3月19日に開かれた東ティモールの大統領選挙には史上最多の4名の女性候補を含む16名が立候補した。しかし、過半数獲得者が出ず、東ティモール民主共和国憲法第76条に基づき、31日後の4月19日に上位2名による決選投票が行われた。

その結果、独立の英雄であるシャナナ・グスマンが党首のCNRT(東ティモール再建国民評議会)が推すノーベル平和賞受賞者で元大統領であったジョゼ・ラモス・ホルタが有権者総数の約62%を獲得して再登板となった。また、奇しくも2022年は東ティモールにとって独立(主権)回復から20周年であり、記念式典で就任式を迎える。

東ティモール独立(主権)回復までの前史

旧植民地宗主国ポルトガルでの独裁政権崩壊を受けて、1975年11月28日に東ティモールは独立宣言を行った。この日が東ティモール人にとっての独立記念日であり、2002年5月20日の国際社会がいう「21世紀最初の独立国」というフレーズは現地では「独立(主権)を回復した日」となる。

東ティモールにとって、独立宣言後の世界は12月7日のインドネシアのスハルト政権からの全面侵攻の開始であり、殺戮と支配に対するゲリラ戦による民族解放闘争の幕開けであった。1991年11月のサンタクルスの虐殺を経て、1999年8月30日の事実上の独立を問う直接投票を迎えるまでに東ティモールでは、戦闘や強権支配の中で約20万人に及ぶ犠牲者が出たと言われる。

インドネシアからの軍事侵攻当初は、国連総会や国連安全保障理事会では軍事侵攻への憂慮や即時撤退の決議が採択されていたが、1980年代前半には人権侵害状況への決議へと変わっていく。

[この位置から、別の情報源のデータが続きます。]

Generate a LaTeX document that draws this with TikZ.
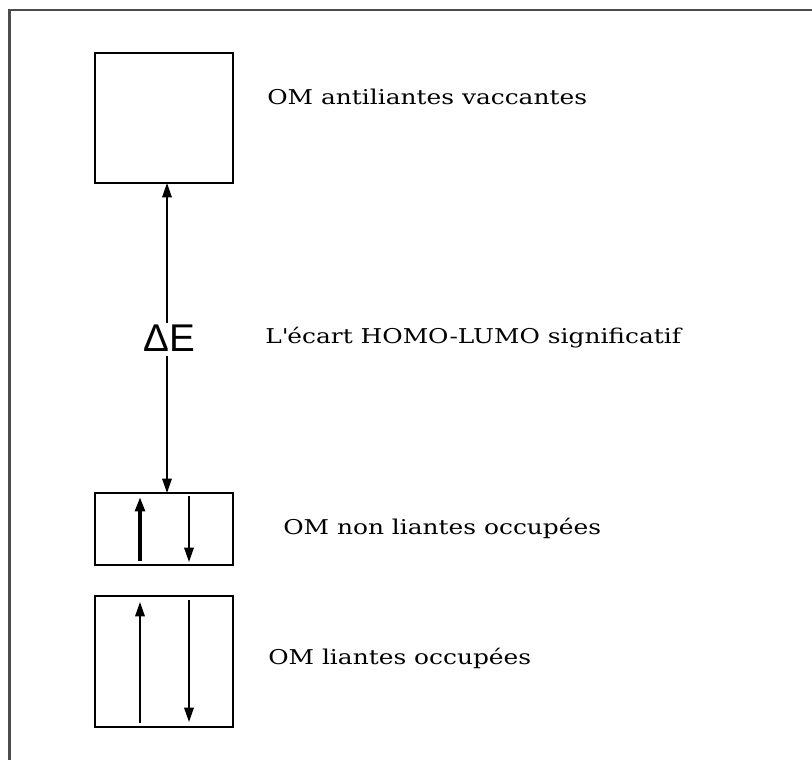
\documentclass[tikz,border=0pt]{standalone}
\usepackage{fontspec}
\setmainfont[FakeStretch=1.22]{DejaVu Serif}
\newfontfamily\deltafont{Liberation Sans}
\usetikzlibrary{arrows.meta, positioning}

\begin{document}
\begin{tikzpicture}[
	x=0.025cm, y=-0.025cm,
	OrbBox/.style={rectangle, draw, line width=1.4pt, minimum width=3.45cm,
		inner sep=0pt, outer sep=0pt},
	OrbLabel/.style={anchor=base west, inner sep=0pt, font=\fontsize{14.5}{17}\selectfont},
	Spin/.style={line width=1.1pt, -{Triangle[length=3.6mm, width=2.4mm]}},
	Gap/.style={line width=1pt, -{Triangle[length=3.6mm, width=2.4mm]}}
	]

\useasboundingbox (0,0) rectangle (812,760);
\draw [black!70, line width=2pt] (9.5,760) -- (9.5,10) -- (812,10);

% niveaux
\node [OrbBox, minimum height=3.25cm] (vac) at (164,118) {};
\node [OrbBox, minimum height=1.8cm] (nonl) at (164,529) {};
\node [OrbBox, minimum height=3.275cm] (lia) at (164,661.5) {};

% ecart HOMO-LUMO
\node [font=\deltafont\fontsize{27.5}{30}\selectfont, inner sep=1pt] (dE) at (169,338) {ΔE};
\draw [Gap] (167,323) coordinate (gapA) -- (gapA |- vac.south);
\draw [Gap] (167,356) coordinate (gapB) -- (gapB |- nonl.north);

% electrons
\coordinate (upA) at (140,561);  \coordinate (upB) at (140,497);
\coordinate (dnA) at (189,496);  \coordinate (dnB) at (189,562);
\coordinate (upC) at (140,723);  \coordinate (upD) at (140,602);
\coordinate (dnC) at (189,600);  \coordinate (dnD) at (189,722);
\draw [Spin, line width=2.6pt] (upA) -- (upB);
\draw [Spin] (dnA) -- (dnB);
\draw [Spin] (upC) -- (upD);
\draw [Spin] (dnC) -- (dnD);

% textes
\node [OrbLabel] (tvac) at (267,105) {OM antiliantes vaccantes};
\node [OrbLabel] (tgap) at (265,344) {L\textquotesingle écart HOMO-LUMO significatif};
\node [OrbLabel] (tnonl) at (283,535) {OM non liantes occupées};
\node [OrbLabel] (tlia) at (268,665) {OM liantes occupées};

\end{tikzpicture}
\end{document}
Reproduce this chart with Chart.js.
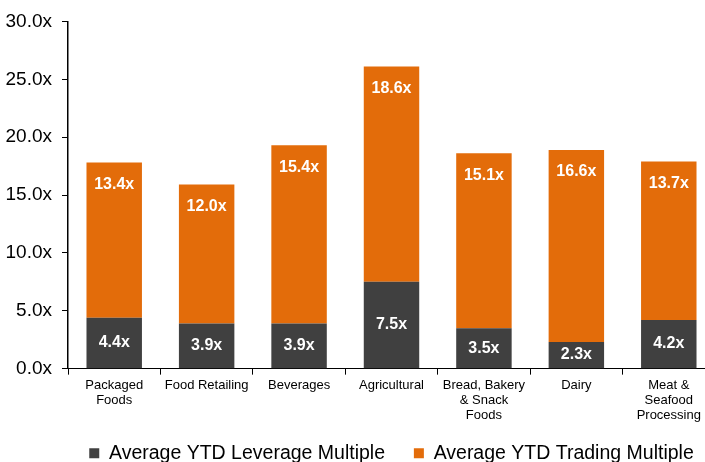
<!DOCTYPE html>
<html>
<head>
<meta charset="utf-8">
<script src="https://cdn.jsdelivr.net/npm/chart.js@4"></script>
<style>
  html, body { margin: 0; padding: 0; background: #fff; overflow: hidden; }
</style>
</head>
<body>
<canvas id="barChart" width="720" height="473"></canvas>
<script>
'use strict';

// categories (multi-line labels)
const categories = [
  ['Packaged', 'Foods'],
  'Food Retailing',
  'Beverages',
  'Agricultural',
  ['Bread, Bakery', '& Snack', 'Foods'],
  'Dairy',
  ['Meat &', 'Seafood', 'Processing']
];
const leverage_data = [4.4, 3.9, 3.9, 7.5, 3.5, 2.3, 4.2];
const trading_data = [13.4, 12.0, 15.4, 18.6, 15.1, 16.6, 13.7];
// trailing spaces widen the gap between the two legend entries
const series_names = ['Average YTD Leverage Multiple  ', 'Average YTD Trading Multiple'];
const y_ticks = [0, 5, 10, 15, 20, 25, 30];

const FONT = '"Liberation Sans", Arial, sans-serif';

// white labels on the bars
const barLabels = {
  id: 'barLabels',
  afterDatasetsDraw: function(chart) {
    const ctx = chart.ctx;
    ctx.save();
    ctx.font = 'bold 16px ' + FONT;
    ctx.fillStyle = '#ffffff';
    ctx.textAlign = 'center';
    ctx.textBaseline = 'middle';
    chart.data.datasets.forEach(function(ds, i) {
      chart.getDatasetMeta(i).data.forEach(function(bar, j) {
        let y;
        if (i === 0) {
          y = (bar.y + bar.base) / 2;
        } else {
          y = bar.y + 22;
        }
        ctx.fillText(ds.data[j].toFixed(1) + 'x', bar.x, y);
      });
    });
    ctx.restore();
  }
};

let context = document.querySelector('#barChart').getContext('2d');
new Chart(context, {
  type: 'bar',
  data: {
    labels: categories,
    datasets: [{
      label: series_names[0],
      data: leverage_data,
      backgroundColor: '#404040',
      barPercentage: 0.6,
      categoryPercentage: 1
    }, {
      label: series_names[1],
      data: trading_data,
      backgroundColor: '#E36C0A',
      barPercentage: 0.6,
      categoryPercentage: 1
    }]
  },
  options: {
    responsive: false,
    animation: false,
    layout: {
      padding: { top: 21, right: 5, left: 0, bottom: 0 }
    },
    plugins: {
      legend: {
        position: 'bottom',
        fullSize: false,
        labels: {
          boxWidth: 10,
          boxHeight: 10,
          padding: 18,
          color: '#000',
          font: { family: FONT, size: 19.5 }
        }
      },
      tooltip: { enabled: false }
    },
    scales: {
      x: {
        stacked: true,
        grid: {
          drawOnChartArea: false,
          drawTicks: true,
          tickLength: 6,
          color: '#000'
        },
        border: { color: '#000', width: 1 },
        ticks: {
          color: '#000',
          padding: 3,
          maxRotation: 0,
          autoSkip: false,
          font: { family: FONT, size: 13, lineHeight: 1.15 }
        }
      },
      y: {
        stacked: true,
        min: 0,
        max: 30,
        afterBuildTicks: function(scale) {
          scale.ticks = y_ticks.map(function(v) { return { value: v }; });
        },
        afterFit: function(scale) {
          scale.width = 68;
        },
        grid: {
          drawOnChartArea: false,
          drawTicks: true,
          tickLength: 6,
          color: '#000'
        },
        border: { color: '#000', width: 1.5 },
        ticks: {
          color: '#000',
          padding: 10,
          font: { family: FONT, size: 19 },
          callback: function(v) { return v.toFixed(1) + 'x'; }
        }
      }
    }
  },
  plugins: [barLabels]
});
</script>
</body>
</html>
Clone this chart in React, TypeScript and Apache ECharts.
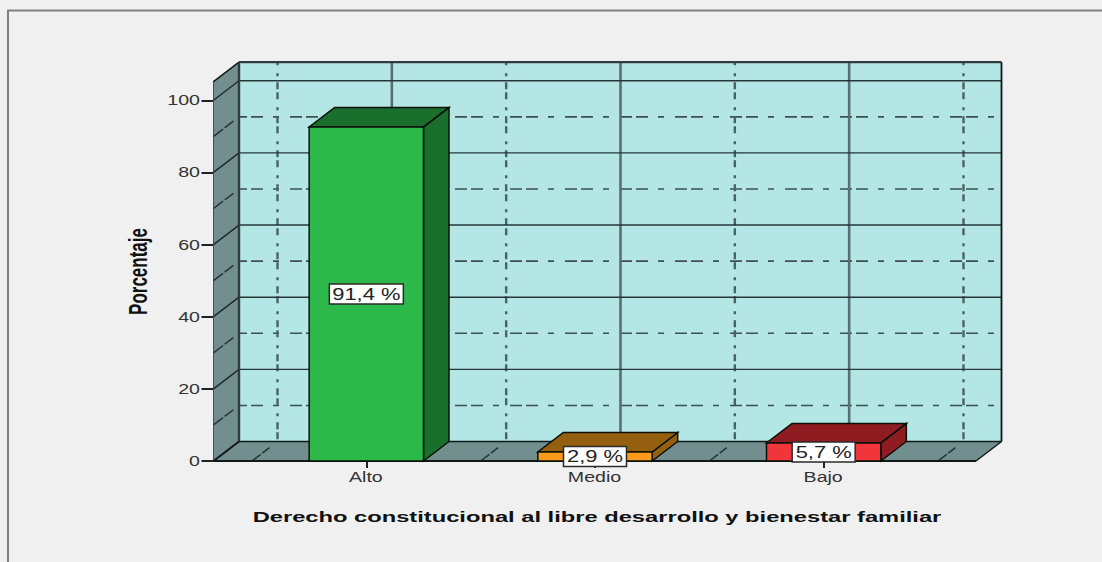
import React, { useEffect, useRef } from "react";
import * as echarts from "echarts";

const categories = ["Alto", "Medio", "Bajo"];
// Percentages printed on the bars
const barLabels = ["91,4 %", "2,9 %", "5,7 %"];
// Bar heights as drawn against the axis in the picture
const barHeights = [92.6, 2.5, 5.0];
const frontColors = ["#2db84a", "#fb9a1b", "#f0353b"];
const topColors = ["#1b6f2d", "#94600f", "#8f1c20"];
const majorTicks = [0, 20, 40, 60, 80, 100];
const minorTicks = [10, 30, 50, 70, 90];
const yTitle = "Porcentaje";
const xTitle = "Derecho constitucional al libre desarrollo y bienestar familiar";

const FONT = "'Liberation Sans', Arial, sans-serif";
const DX = 25.5;
const DY = -19.5;
const PAD_L = 38.5;
const PAD_R = 38;
const TOP_VALUE = 105.15;

const line = (x1: number, y1: number, x2: number, y2: number, stroke: string, lineWidth: number, lineDash?: number[], lineDashOffset = 0) => ({
  type: "line",
  shape: { x1, y1, x2, y2 },
  style: { stroke, lineWidth, lineDash: lineDash || null, lineDashOffset, fill: null },
});
const poly = (points: number[][], fill: string, stroke: string, lineWidth: number) => ({
  type: "polygon",
  shape: { points },
  style: { fill, stroke, lineWidth, lineJoin: "miter" },
});
const label = (text: string, x: number, y: number, fontSize: number, scaleX: number, fill: string, bold = false, extra: any = {}) => ({
  type: "text",
  x,
  y,
  scaleX,
  ...extra,
  style: { text, fontFamily: FONT, fontSize, fontWeight: bold ? "bold" : "normal", fill, align: "center", verticalAlign: "middle" },
});

const renderScene = (_: any, api: any) => {
  const band = api.size([1, 0])[0];
  const x0 = api.coord([0, 0])[0] - band / 2;
  const y0 = api.coord([0, 0])[1];
  const yTop = api.coord([0, TOP_VALUE])[1];
  const L = x0 - PAD_L;
  const R = x0 + band * categories.length + PAD_R;
  const wall = "#b4e6e6";
  const side = "#738e8e";
  const grid = "#3c5052";
  const edge = "#101818";
  const children: any[] = [];
  children.push(poly([[L + DX, yTop + DY], [R + DX, yTop + DY], [R + DX, y0 + DY], [L + DX, y0 + DY]], wall, "none", 0));
  minorTicks.forEach((v) => {
    const y = api.coord([0, v])[1] + DY;
    children.push(line(L + DX, y, R + DX, y, grid, 1.6, [12, 4, 12, 10, 6, 11], 4));
  });
  categories.forEach((_c, i) => {
    const x = api.coord([i, 0])[0] + DX;
    children.push(line(x, yTop + DY, x, y0 + DY, "#587072", 2.6));
  });
  for (let i = 0; i <= categories.length; i++) {
    const x = x0 + band * i + DX;
    children.push(line(x, yTop + DY, x, y0 + DY, "#4a6264", 2.4, [3, 6, 7, 3, 7, 8], 23));
  }
  majorTicks.slice(1).forEach((v) => {
    const y = api.coord([0, v])[1] + DY;
    children.push(line(L + DX, y, R + DX, y, "#263638", 1.4));
  });
  children.push(poly([[L, y0], [L + DX, y0 + DY], [L + DX, yTop + DY], [L, yTop]], side, "none", 0));
  children.push(poly([[L, y0], [R, y0], [R + DX, y0 + DY], [L + DX, y0 + DY]], side, "none", 0));
  minorTicks.forEach((v) => {
    const y = api.coord([0, v])[1];
    children.push(line(L, y, L + DX, y + DY, "#263436", 1.5, [12, 2, 11, 40]));
  });
  majorTicks.slice(1).forEach((v) => {
    const y = api.coord([0, v])[1];
    children.push(line(L, y, L + DX, y + DY, "#1e2a2c", 1.5));
  });
  for (let i = 0; i <= categories.length; i++) {
    const x = x0 + band * i;
    children.push(line(x, y0, x + DX, y0 + DY, "#263436", 1.5, [11, 2, 9, 40]));
  }
  children.push(line(L, yTop, L + DX, yTop + DY, edge, 1.5));
  children.push(line(L + DX, yTop + DY, R + DX, yTop + DY, "#303c3c", 2.2));
  children.push(line(L + DX, yTop + DY, L + DX, y0 + DY, "#303c3c", 2.4));
  children.push(line(R + DX, yTop + DY, R + DX, y0 + DY, edge, 1.8));
  children.push(line(L + DX, y0 + DY, R + DX, y0 + DY, edge, 1.5));
  children.push(line(L, y0, L + DX, y0 + DY, edge, 2));
  children.push(line(R, y0, R + DX, y0 + DY, edge, 1.5));
  children.push(line(L, y0, R, y0, edge, 2));
  return { type: "group", children };
};

const renderBar = (params: any, api: any) => {
  const i = params.dataIndex;
  const cx = api.value(0);
  const p = api.coord([cx, api.value(1)]);
  const b = api.coord([cx, 0]);
  const w = api.size([1, 0])[0] * 0.5;
  const l = p[0] - w / 2;
  const r = p[0] + w / 2;
  const stroke = "#081008";
  return {
    type: "group",
    children: [
      poly([[r, p[1]], [r + DX, p[1] + DY], [r + DX, b[1] + DY], [r, b[1]]], topColors[i], stroke, 1.5),
      poly([[l, p[1]], [r, p[1]], [r + DX, p[1] + DY], [l + DX, p[1] + DY]], topColors[i], stroke, 1.5),
      poly([[l, p[1]], [r, p[1]], [r, b[1]], [l, b[1]]], frontColors[i], stroke, 1.5),
    ],
  };
};

const renderBarLabel = (params: any, api: any) => {
  const i = params.dataIndex;
  const cx = api.value(0);
  const mid = api.coord([cx, api.value(1) / 2]);
  const w = barLabels[i].length === 6 ? 74 : 63;
  const h = 20;
  return {
    type: "group",
    children: [
      { type: "rect", shape: { x: mid[0] - w / 2, y: mid[1] - h / 2, width: w, height: h }, style: { fill: "#ffffff", stroke: "#2a2a2a", lineWidth: 1.5 } },
      label(barLabels[i], mid[0], mid[1] + 0.5, 16, 1.37, "#222222"),
    ],
  };
};

const renderTexts = (_: any, api: any) => {
  const children: any[] = [];
  const tickRight = api.coord([0, 0])[0] - api.size([1, 0])[0] / 2 - PAD_L - 13.5;
  majorTicks.forEach((v) => {
    const y = api.coord([0, v])[1];
    const s = String(v);
    children.push({
      type: "text",
      x: tickRight,
      y: y + 0.5,
      scaleX: 1.4,
      style: { text: s, fontFamily: FONT, fontSize: 14, fill: "#333333", align: "right", verticalAlign: "middle" },
    });
  });
  categories.forEach((c, i) => {
    const p = api.coord([i, 0]);
    children.push(label(c, p[0] - 0.5, p[1] + 16.5, 14, 1.4, "#333333"));
  });
  children.push(label(xTitle, 597, 516.5, 15, 1.58, "#111111", true));
  children.push(label(yTitle, 138, 271.5, 17, 1, "#111111", true, { scaleY: 1.5, rotation: Math.PI / 2 }));
  return { type: "group", children };
};

export default function App() {
  const ref = useRef<HTMLDivElement>(null);
  useEffect(() => {
    const chart = echarts.init(ref.current!, null, { renderer: "svg" });
    chart.setOption({
      animation: false,
      backgroundColor: "#f0f0f0",
      grid: { left: 252, width: 686, top: 81.7, height: 379.3, containLabel: false },
      xAxis: {
        type: "category",
        data: categories,
        axisLine: { show: true, lineStyle: { color: "#101818", width: 2 } },
        axisTick: { show: true, alignWithLabel: true, length: 7, lineStyle: { color: "#222222", width: 2 } },
        axisLabel: { show: false },
        splitLine: { show: false },
      },
      yAxis: {
        type: "value",
        min: 0,
        max: TOP_VALUE,
        offset: PAD_L,
        axisLine: { show: true, onZero: false, lineStyle: { color: "#101818", width: 2 } },
        axisTick: { show: true, length: 12, customValues: majorTicks, lineStyle: { color: "#222222", width: 2 } },
        axisLabel: { show: false },
        splitLine: { show: false },
      },
      graphic: [
        { type: "line", shape: { x1: 7, y1: 10.5, x2: 1102, y2: 10.5 }, style: { stroke: "#808080", lineWidth: 2 } },
        { type: "line", shape: { x1: 8, y1: 10, x2: 8, y2: 562 }, style: { stroke: "#808080", lineWidth: 2 } },
      ],
      series: [
        { type: "custom", coordinateSystem: "cartesian2d", z: 1, data: [[0, 0]], renderItem: renderScene },
        { type: "custom", coordinateSystem: "cartesian2d", z: 3, data: barHeights.map((h, i) => [i, h]), renderItem: renderBar },
        { type: "custom", coordinateSystem: "cartesian2d", z: 4, data: barHeights.map((h, i) => [i, h]), renderItem: renderBarLabel },
        { type: "custom", coordinateSystem: "cartesian2d", z: 5, data: [[0, 0]], renderItem: renderTexts },
      ],
    });
    return () => chart.dispose();
  }, []);
  return <div ref={ref} style={{ position: "absolute", left: 0, top: 0, width: 1102, height: 562 }} />;
}
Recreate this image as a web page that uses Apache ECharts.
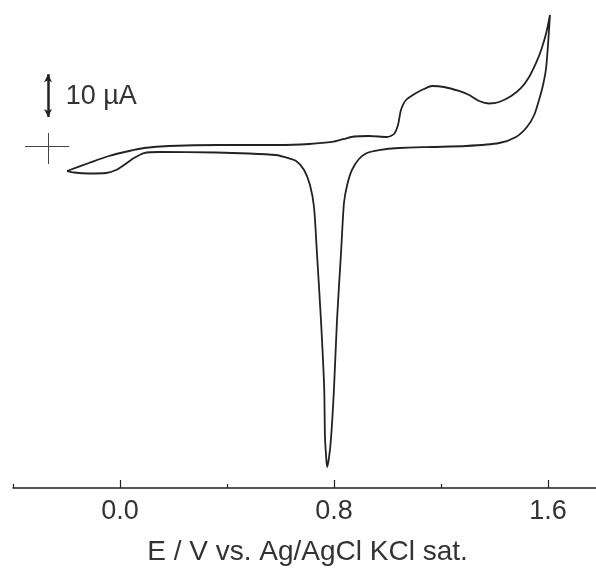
<!DOCTYPE html>
<html>
<head>
<meta charset="utf-8">
<script src="https://cdn.jsdelivr.net/npm/echarts@6/dist/echarts.min.js"></script>
<style>html,body{margin:0;padding:0;background:#fff;}#c{width:596px;height:571px;}</style>
</head>
<body>
<div id="c"></div>
<script>
// Potential (V vs Ag/AgCl) along the sweep: anodic sweep then return sweep
var potential = [
  -0.198,-0.116,-0.041,0.034,0.090,0.183,0.370,0.594,0.707,0.793,0.837,0.875,0.931,0.998,1.024,1.039,1.050,1.069,1.107,1.136,1.166,1.211,1.267,1.305,1.342,1.379,1.417,1.462,1.499,1.529,1.555,1.574,1.593,1.607,
  1.593,1.581,1.566,1.548,1.521,1.480,1.417,1.293,1.166,1.043,0.968,0.923,0.893,0.867,0.849,0.837,0.826,0.811,0.800,0.789,0.781,0.774,0.770,0.766,0.763,0.751,0.736,0.725,0.710,0.688,0.658,0.613,0.583,0.482,0.359,0.146,0.090,0.052,0.015,-0.015,-0.052,-0.116,-0.172,-0.198
];
// Current (µA)
var current = [
  -5.85,-3.98,-2.34,-1.17,-0.47,0.00,0.23,0.23,0.47,0.94,1.64,2.22,2.34,2.11,2.81,4.91,8.42,10.76,12.40,13.33,14.04,13.80,12.87,11.93,10.53,9.94,10.29,11.70,13.57,16.14,19.42,22.46,26.43,30.64,
  18.48,14.27,10.76,7.25,4.44,2.11,0.70,0.00,-0.23,-0.47,-0.94,-1.64,-3.04,-5.61,-9.12,-13.33,-25.03,-40.70,-56.37,-68.07,-72.98,-75.09,-72.30,-68.07,-56.37,-40.70,-25.03,-14.27,-9.12,-5.61,-3.51,-2.57,-2.11,-1.75,-1.52,-1.40,-1.64,-2.81,-4.44,-5.61,-6.32,-6.43,-6.20,-5.85
];
var majorTicks = [0.0, 0.8, 1.6];
var minorTicks = [-0.4, 0.4, 1.2];
var axisTitle = 'E / V vs. Ag/AgCl KCl sat.';
var scaleLabel = '10 \u00b5A';
var scaleBar = [6.8, 16.8];   // µA span of the 10 µA arrow
var scaleBarE = -0.269;
var crossE = [-0.355, -0.19];
var crossI = [-4.21, 3.04];

var data = potential.map(function (e, i) { return [e, current[i]]; });
var font = 'Liberation Sans, Arial, sans-serif';

var chart = echarts.init(document.getElementById('c'));
chart.setOption({
  animation: false,
  backgroundColor: '#fff',
  grid: { left: 13, right: 0, top: 9.2, bottom: 83, containLabel: false },
  xAxis: [{
    type: 'value', min: -0.4, max: 1.779, position: 'bottom',
    axisLine: { onZero: false, lineStyle: { color: '#222', width: 1.5 } },
    axisTick: { inside: true, length: 8, customValues: majorTicks, lineStyle: { color: '#222', width: 1.2 } },
    axisLabel: { customValues: majorTicks, margin: 10, fontSize: 27, fontFamily: font, color: '#333',
      formatter: function (v) { return v.toFixed(1); } },
    splitLine: { show: false },
    name: axisTitle, nameLocation: 'middle', nameGap: 50,
    nameTextStyle: { fontSize: 28, fontFamily: font, color: '#333', padding: [0, 0, 0, 6] }
  }, {
    type: 'value', min: -0.4, max: 1.779, position: 'bottom',
    axisLine: { show: false, onZero: false },
    axisTick: { inside: true, length: 4, customValues: minorTicks, lineStyle: { color: '#222', width: 1.2 } },
    axisLabel: { show: false },
    splitLine: { show: false }
  }],
  yAxis: { type: 'value', min: -80, max: 32, show: false, splitLine: { show: false } },
  series: [{
    type: 'line', data: data, showSymbol: false, smooth: 0.25,
    lineStyle: { color: '#222', width: 1.8 },
    markLine: {
      silent: true, symbol: 'none', label: { show: false },
      data: [
        [{ coord: [crossE[0], 0], lineStyle: { color: '#444', width: 1, type: 'solid' } }, { coord: [crossE[1], 0] }],
        [{ coord: [scaleBarE, crossI[0]], lineStyle: { color: '#444', width: 1, type: 'solid' } }, { coord: [scaleBarE, crossI[1]] }],
        [{ coord: [scaleBarE, scaleBar[0]], symbol: 'arrow', symbolSize: [6, 8], lineStyle: { color: '#222', width: 2.5, type: 'solid' } },
         { coord: [scaleBarE, scaleBar[1]], symbol: 'arrow', symbolSize: [6, 8] }]
      ]
    },
    markPoint: {
      silent: true,
      data: [{ coord: [-0.205, 11.5], symbol: 'circle', symbolSize: 1, itemStyle: { color: 'rgba(0,0,0,0)' },
        label: { show: true, position: 'right', distance: 0, formatter: scaleLabel, fontSize: 27, fontFamily: font, color: '#333' } }]
    }
  }]
});
</script>
</body>
</html>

冷戦構造下の国際関係の中で、アメリカはスハルトの軍事侵攻、その後の東ティモール併合を容認した。また、日本を含め西側諸国も沈黙を守り、東南アジア諸国連合(ASEAN)も内政不干渉を掲げて、地域大国インドネシアの東ティモール併合をむしろ地域安定化の問題として受け入れるようになっていった。